What tradeoffs exist between batch and streaming big data?

Batch and streaming big data approaches trade off latency, throughput, consistency, and operational complexity in ways that shape which applications they best serve. Classic batch systems were popularized by Jeffrey Dean and Sanjay Ghemawat at Google in the MapReduce paper, which emphasized scalable, fault-tolerant processing of vast datasets. Stream-first systems and unified models emerged later to address the need for continuous, low-latency insights, with Tyler Akidau at Google describing a Dataflow model that treats batch as a special case of streaming by using event-time semantics and windowing.

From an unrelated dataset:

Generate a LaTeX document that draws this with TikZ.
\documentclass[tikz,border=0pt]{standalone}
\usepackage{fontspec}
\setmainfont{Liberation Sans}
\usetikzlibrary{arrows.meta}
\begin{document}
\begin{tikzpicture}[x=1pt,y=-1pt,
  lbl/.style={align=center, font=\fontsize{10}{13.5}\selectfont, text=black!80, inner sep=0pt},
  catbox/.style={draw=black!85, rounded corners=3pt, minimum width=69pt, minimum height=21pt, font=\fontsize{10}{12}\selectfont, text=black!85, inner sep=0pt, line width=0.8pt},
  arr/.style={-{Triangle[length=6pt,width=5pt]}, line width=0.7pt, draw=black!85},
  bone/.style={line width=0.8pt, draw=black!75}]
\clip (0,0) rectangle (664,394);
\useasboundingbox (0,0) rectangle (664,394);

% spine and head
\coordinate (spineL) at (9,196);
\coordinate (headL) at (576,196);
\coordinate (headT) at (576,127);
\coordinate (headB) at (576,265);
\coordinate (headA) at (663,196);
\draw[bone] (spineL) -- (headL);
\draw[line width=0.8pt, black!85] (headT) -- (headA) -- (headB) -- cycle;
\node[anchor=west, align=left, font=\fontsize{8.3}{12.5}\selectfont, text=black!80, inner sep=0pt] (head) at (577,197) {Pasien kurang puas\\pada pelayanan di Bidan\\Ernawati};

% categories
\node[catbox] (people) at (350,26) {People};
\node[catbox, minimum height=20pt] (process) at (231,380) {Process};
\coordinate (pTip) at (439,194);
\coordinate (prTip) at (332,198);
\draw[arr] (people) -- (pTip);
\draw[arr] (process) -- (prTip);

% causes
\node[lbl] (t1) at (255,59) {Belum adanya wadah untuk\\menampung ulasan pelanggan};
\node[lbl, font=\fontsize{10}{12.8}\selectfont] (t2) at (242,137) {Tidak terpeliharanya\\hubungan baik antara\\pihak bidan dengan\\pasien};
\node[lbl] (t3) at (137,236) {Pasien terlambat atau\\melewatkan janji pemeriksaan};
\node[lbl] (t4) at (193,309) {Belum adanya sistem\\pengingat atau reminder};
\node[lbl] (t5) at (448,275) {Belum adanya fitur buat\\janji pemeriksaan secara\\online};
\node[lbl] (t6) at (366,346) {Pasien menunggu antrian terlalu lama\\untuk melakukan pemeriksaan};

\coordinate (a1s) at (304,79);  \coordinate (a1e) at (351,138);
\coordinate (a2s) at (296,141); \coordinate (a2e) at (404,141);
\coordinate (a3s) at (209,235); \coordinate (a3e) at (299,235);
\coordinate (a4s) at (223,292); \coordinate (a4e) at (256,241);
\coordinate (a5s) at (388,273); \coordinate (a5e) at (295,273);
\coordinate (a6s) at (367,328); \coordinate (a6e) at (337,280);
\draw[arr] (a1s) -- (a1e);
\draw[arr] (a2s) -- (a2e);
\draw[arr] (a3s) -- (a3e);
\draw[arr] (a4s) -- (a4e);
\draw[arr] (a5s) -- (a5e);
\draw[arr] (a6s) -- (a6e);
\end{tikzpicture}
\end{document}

Performance and timeliness

Batch processing optimizes for throughput by grouping records into large jobs that maximize resource utilization. Matei Zaharia at UC Berkeley introduced Apache Spark to reduce the latency of traditional MapReduce jobs by keeping working datasets in memory, but the pattern still expects micro-batches or complete re-computation. Streaming prioritizes low latency, delivering results as data arrives. Jay Kreps at LinkedIn argued for stream-native designs to simplify pipelines and lower time-to-insight. The consequence is a clear tradeoff: streaming systems reduce business reaction time at the cost of potentially higher continuous resource consumption and more complex latency-tail behavior under load. For use cases like fraud detection or operational monitoring, the value of milliseconds or seconds can outweigh those costs.

Correctness, state, and reprocessing

Batch architectures simplify correctness and reprocessing because full datasets are replayable and deterministic jobs can be rerun. Nathan Marz at BackType captured this idea in the Lambda Architecture, pairing batch recomputation with a speed layer to provide both correctness and low latency. Streaming systems instead maintain evolving state and must address exactly-once semantics, window boundaries, and late-arriving events. Tyler Akidau at Google and colleagues described techniques such as watermarks and event-time processing to reconcile these issues in the Dataflow model. The tradeoff is that streaming systems often require sophisticated state management and careful handling of recovery to avoid silent data loss or inconsistent aggregates. Where regulatory or auditing requirements demand immutable trails and reproducible outputs, teams often retain a batch layer or archival store to enable verification.

Operational, cultural, and territorial tradeoffs

Operational complexity rises with streaming. Teams need expertise in stateful stream processing, failure modes, and tuning to meet latency targets. Stephan Ewen at Technical University of Berlin contributed to Apache Flink as a project focused on stateful stream processing to help address these operational challenges, but adoption still requires organizational shifts in engineering practices. Territorial and legal contexts matter as well. Data residency, retention laws, and privacy regulations affect whether continuous pipelines are acceptable or whether data must be archived and reprocessed under controlled conditions. Continuous processing can exacerbate privacy risks if deletion requests are difficult to propagate through live state stores.

Choosing between batch and streaming therefore hinges on business requirements for timeliness versus the need for reproducibility, the available engineering skills, cost and energy budgets, and regulatory constraints. In many real-world deployments a hybrid approach persists, combining batch for comprehensive, auditable recomputation and streaming for rapid, operational decision making.